Although Delhi is now primarily occupied by Hindus, Muslims had provided the majority of the population for hundreds of years before the partition of India, in 1947 and virtually all buildings of historic and architectural interest that survive in the city, apart from those of Lutyens, were built by its Muslim rulers. Undoubtedly, ancient Hindu (and Jain) temples once stood in Delhi, but repeated sacking and rebuilding of the city, combined with the intolerance of other religions by Aurangzeb in the seventeenth century, meant that all were destroyed. Of primary importance in Delhi are the three forts, the palaces within the Red Fort and the innumerable mosques and tombs. It is particularly fascinating to observe the evolution of the Mughal style of architecture, which reached its highest point in Shah Jahan's period, and the stages of development in tomb design, leading eventually to the sublime Taj Mahal, which many visitors will see immediately after leaving Delhi.

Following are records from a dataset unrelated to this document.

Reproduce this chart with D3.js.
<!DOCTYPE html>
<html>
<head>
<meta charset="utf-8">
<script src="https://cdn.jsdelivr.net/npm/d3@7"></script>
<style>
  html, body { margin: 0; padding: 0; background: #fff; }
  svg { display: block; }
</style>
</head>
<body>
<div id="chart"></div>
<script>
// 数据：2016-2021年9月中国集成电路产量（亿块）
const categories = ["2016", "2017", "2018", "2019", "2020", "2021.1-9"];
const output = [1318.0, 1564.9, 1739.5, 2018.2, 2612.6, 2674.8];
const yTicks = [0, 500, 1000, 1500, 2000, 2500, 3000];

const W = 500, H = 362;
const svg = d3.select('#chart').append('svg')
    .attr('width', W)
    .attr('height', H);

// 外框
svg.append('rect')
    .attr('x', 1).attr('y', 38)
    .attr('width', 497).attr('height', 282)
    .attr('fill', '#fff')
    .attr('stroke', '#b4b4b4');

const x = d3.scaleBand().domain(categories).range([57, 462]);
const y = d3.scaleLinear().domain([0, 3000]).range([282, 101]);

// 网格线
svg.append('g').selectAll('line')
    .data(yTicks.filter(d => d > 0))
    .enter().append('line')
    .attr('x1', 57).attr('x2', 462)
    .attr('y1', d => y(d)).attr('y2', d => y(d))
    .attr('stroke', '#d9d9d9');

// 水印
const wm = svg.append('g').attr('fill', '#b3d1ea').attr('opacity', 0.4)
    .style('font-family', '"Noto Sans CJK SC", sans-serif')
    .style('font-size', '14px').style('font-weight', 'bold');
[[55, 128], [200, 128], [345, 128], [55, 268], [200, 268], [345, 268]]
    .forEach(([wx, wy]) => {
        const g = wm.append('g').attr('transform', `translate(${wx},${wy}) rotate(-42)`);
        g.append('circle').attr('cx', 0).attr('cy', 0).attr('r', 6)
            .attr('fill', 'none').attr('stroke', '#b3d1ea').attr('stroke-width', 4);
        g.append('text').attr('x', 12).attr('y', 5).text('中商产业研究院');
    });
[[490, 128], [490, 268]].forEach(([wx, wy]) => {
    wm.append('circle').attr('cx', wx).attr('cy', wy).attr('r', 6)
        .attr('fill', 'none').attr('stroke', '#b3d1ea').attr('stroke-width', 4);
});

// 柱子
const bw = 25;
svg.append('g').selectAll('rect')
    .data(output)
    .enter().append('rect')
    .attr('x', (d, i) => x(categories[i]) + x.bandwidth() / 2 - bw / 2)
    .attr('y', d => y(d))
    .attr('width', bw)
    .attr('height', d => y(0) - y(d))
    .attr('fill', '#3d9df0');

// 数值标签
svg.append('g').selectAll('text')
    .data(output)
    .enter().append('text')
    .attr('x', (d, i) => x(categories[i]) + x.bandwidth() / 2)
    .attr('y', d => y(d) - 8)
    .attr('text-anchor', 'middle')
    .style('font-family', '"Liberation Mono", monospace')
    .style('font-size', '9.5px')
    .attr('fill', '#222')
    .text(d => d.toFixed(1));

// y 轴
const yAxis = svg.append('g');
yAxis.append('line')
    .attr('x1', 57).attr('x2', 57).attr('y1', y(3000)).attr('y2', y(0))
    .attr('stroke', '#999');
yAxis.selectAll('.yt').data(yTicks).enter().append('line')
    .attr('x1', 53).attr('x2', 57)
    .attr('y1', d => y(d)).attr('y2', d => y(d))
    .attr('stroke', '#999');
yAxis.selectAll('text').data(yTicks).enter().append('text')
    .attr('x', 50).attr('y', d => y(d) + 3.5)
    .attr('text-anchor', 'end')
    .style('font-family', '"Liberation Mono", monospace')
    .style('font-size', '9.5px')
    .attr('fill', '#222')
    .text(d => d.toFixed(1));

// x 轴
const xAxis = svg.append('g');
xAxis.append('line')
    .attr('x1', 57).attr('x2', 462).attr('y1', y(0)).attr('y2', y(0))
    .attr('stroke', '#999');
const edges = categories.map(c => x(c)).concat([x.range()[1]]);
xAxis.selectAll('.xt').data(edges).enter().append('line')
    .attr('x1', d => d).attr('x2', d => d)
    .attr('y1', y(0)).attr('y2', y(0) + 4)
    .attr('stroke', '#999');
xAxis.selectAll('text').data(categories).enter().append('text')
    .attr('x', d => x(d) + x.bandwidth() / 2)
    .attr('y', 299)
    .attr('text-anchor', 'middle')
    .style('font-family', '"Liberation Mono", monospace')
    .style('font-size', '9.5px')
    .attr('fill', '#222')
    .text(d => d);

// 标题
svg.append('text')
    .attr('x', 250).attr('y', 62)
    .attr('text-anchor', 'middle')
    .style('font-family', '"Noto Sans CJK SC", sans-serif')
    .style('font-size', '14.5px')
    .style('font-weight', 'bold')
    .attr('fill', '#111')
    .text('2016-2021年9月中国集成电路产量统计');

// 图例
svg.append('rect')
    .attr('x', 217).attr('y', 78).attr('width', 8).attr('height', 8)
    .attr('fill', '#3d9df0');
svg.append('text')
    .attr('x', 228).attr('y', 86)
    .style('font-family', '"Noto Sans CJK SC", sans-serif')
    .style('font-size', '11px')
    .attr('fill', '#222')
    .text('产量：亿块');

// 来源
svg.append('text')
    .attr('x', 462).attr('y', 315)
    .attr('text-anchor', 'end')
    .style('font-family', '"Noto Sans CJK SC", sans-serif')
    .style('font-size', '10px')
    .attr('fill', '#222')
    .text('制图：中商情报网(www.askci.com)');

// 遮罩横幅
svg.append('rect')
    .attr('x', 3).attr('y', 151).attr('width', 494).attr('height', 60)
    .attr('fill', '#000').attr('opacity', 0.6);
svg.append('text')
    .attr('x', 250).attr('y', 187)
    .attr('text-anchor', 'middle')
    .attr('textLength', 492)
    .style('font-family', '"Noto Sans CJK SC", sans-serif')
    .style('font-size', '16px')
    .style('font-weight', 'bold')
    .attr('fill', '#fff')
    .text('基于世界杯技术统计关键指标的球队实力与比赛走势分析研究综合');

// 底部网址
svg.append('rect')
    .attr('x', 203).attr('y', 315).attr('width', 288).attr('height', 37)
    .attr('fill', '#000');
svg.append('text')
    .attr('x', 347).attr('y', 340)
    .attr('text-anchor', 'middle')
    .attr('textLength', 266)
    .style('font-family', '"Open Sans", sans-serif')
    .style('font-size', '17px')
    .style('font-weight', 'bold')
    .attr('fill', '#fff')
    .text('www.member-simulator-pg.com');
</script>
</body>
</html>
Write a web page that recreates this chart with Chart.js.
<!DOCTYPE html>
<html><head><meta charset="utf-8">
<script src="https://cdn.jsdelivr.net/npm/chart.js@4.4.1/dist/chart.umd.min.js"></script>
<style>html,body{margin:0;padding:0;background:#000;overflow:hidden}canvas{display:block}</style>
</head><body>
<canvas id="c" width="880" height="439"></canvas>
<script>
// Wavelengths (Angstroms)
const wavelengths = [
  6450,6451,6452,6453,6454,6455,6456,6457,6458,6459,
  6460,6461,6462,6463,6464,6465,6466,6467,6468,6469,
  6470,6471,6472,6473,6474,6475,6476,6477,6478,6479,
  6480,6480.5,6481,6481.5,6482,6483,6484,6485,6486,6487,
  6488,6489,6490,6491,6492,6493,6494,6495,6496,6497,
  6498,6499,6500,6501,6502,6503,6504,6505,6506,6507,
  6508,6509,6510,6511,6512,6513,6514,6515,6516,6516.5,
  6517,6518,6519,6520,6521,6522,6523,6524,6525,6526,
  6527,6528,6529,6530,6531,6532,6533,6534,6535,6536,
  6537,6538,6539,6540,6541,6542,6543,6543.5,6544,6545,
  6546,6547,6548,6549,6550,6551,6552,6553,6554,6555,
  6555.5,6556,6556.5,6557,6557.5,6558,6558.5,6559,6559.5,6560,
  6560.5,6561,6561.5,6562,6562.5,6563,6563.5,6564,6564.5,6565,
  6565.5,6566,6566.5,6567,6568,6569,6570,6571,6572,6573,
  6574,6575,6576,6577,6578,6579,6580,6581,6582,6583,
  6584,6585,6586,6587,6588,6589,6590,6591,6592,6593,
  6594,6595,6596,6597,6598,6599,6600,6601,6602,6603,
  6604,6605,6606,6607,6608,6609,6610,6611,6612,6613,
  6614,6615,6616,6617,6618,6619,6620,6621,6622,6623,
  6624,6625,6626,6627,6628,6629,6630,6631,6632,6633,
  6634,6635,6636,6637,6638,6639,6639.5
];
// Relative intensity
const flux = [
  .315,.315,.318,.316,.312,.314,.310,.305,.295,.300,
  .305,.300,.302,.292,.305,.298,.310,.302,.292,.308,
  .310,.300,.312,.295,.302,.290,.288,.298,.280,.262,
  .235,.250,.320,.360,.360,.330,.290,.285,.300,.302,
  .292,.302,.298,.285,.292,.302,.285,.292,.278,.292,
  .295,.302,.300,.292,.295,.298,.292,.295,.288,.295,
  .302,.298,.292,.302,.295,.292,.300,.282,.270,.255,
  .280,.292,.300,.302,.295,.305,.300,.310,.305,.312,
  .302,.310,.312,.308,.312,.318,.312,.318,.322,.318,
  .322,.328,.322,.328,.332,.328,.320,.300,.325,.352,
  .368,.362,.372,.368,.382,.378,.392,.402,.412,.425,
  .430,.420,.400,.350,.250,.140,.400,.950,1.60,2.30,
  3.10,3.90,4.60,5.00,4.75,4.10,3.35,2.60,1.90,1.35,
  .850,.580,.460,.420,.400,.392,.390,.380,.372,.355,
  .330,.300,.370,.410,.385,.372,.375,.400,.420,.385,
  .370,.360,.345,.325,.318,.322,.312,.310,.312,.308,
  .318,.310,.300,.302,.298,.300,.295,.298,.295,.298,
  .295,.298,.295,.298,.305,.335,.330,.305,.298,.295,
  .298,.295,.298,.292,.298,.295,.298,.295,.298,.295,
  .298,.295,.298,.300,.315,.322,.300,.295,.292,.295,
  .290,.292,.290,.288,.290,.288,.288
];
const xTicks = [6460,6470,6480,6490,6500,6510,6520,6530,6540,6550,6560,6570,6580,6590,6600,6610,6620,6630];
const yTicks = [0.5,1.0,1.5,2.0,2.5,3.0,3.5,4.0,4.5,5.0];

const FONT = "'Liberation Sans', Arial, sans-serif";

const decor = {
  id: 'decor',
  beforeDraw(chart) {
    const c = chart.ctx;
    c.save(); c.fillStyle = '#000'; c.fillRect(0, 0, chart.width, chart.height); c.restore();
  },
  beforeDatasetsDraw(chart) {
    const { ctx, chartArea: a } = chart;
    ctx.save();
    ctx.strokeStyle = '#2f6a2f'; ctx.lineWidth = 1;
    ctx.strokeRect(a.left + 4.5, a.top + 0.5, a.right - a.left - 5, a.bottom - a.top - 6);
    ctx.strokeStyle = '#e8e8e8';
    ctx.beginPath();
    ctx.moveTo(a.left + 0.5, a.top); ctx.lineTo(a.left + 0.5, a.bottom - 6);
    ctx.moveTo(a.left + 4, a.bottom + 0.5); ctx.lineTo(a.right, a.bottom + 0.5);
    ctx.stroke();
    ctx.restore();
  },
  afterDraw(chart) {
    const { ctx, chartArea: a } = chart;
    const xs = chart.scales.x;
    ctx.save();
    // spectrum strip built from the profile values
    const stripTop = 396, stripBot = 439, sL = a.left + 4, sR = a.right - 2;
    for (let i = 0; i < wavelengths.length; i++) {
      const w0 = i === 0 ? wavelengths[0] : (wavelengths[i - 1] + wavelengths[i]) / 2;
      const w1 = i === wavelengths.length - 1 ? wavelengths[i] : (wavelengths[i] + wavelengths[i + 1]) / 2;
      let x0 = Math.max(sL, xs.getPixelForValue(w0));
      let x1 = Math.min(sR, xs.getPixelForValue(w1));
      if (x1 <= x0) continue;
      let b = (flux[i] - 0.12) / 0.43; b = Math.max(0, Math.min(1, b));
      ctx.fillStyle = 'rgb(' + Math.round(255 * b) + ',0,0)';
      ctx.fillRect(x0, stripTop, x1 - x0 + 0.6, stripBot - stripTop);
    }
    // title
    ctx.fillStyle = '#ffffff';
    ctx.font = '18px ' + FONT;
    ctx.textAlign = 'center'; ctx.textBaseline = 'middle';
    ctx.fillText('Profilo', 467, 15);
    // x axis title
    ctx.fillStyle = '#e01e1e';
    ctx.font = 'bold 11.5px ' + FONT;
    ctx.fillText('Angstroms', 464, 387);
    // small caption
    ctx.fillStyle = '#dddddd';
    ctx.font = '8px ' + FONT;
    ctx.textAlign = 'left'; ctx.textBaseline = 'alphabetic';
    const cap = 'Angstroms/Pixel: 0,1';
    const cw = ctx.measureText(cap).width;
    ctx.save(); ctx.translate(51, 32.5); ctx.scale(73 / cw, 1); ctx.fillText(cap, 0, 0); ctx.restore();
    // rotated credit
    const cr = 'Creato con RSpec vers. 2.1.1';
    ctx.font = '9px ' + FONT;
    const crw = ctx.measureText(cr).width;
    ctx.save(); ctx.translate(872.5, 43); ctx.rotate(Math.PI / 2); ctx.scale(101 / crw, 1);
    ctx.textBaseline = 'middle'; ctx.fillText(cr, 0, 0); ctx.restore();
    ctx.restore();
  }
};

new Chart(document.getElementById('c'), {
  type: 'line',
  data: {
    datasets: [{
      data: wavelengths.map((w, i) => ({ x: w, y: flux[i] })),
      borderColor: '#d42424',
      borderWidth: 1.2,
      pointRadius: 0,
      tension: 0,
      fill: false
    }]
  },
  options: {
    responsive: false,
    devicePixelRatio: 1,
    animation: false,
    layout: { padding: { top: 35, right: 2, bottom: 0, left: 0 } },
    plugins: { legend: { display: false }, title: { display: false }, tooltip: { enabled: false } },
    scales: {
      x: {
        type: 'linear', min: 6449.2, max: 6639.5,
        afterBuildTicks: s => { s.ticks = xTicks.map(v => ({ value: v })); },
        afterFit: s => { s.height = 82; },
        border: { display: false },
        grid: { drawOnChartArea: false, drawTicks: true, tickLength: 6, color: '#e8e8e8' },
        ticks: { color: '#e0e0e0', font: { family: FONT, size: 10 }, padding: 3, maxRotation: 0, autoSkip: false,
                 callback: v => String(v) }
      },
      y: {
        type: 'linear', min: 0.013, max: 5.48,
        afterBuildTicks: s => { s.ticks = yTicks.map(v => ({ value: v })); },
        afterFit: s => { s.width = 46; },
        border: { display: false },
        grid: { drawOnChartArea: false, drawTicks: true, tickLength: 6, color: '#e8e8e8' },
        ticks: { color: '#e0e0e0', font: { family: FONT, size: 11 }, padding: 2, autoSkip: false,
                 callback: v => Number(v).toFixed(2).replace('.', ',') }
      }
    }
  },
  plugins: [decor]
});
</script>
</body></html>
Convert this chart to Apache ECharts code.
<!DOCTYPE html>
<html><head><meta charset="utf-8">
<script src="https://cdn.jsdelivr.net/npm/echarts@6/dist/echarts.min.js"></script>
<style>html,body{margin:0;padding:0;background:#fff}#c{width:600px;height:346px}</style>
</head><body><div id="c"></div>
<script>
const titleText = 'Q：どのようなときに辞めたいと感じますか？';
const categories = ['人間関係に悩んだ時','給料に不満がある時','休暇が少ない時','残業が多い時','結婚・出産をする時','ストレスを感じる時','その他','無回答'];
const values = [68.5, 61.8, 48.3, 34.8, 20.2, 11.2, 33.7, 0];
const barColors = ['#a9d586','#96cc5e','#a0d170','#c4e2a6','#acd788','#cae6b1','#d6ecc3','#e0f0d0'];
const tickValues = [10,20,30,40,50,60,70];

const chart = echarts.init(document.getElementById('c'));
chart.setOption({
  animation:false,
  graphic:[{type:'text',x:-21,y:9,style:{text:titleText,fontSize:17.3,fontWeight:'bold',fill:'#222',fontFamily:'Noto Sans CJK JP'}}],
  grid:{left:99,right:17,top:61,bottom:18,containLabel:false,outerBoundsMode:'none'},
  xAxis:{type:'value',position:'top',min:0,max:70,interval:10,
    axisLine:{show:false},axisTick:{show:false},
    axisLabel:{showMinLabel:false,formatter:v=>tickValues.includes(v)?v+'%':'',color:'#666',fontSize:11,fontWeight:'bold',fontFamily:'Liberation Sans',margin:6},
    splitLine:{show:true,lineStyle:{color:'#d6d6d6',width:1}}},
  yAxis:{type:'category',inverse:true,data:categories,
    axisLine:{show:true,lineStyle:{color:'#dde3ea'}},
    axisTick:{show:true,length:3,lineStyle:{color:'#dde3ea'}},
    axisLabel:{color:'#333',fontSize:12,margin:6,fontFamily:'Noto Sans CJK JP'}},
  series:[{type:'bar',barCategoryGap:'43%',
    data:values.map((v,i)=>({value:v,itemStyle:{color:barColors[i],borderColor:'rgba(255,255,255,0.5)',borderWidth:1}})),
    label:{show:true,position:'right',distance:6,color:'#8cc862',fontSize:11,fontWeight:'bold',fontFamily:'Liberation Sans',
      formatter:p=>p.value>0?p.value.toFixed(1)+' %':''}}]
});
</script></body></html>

Unlike most Indian cities, Delhi is not particularly noted for its animal life, apart from the venerated cow, which appears to be as contented meandering amongst heavy traffic on the highways as it would be in a field. For the more exotic specimens of India's fauna, it is necessary to visit the Parks and grounds of the historic buildings, where striped-back squirrels, peacocks and, on occasions, monkeys, can be spotted. Elephants are supposed to be barred from the Delhi area, but occasionally one can be seen, laden with timber, his 'mahout' sublimely ignoring the regulations.
All cities seem to have their own particular aroma; Delhi's is immediately apparent outside Indira Gandhi International Airport and it will remain with the visitor until the city has been left. The aroma is not, thankfully, of motor vehicle exhaust or cow dung, nor is it of heady spices; it is surprisingly, of new mown hay.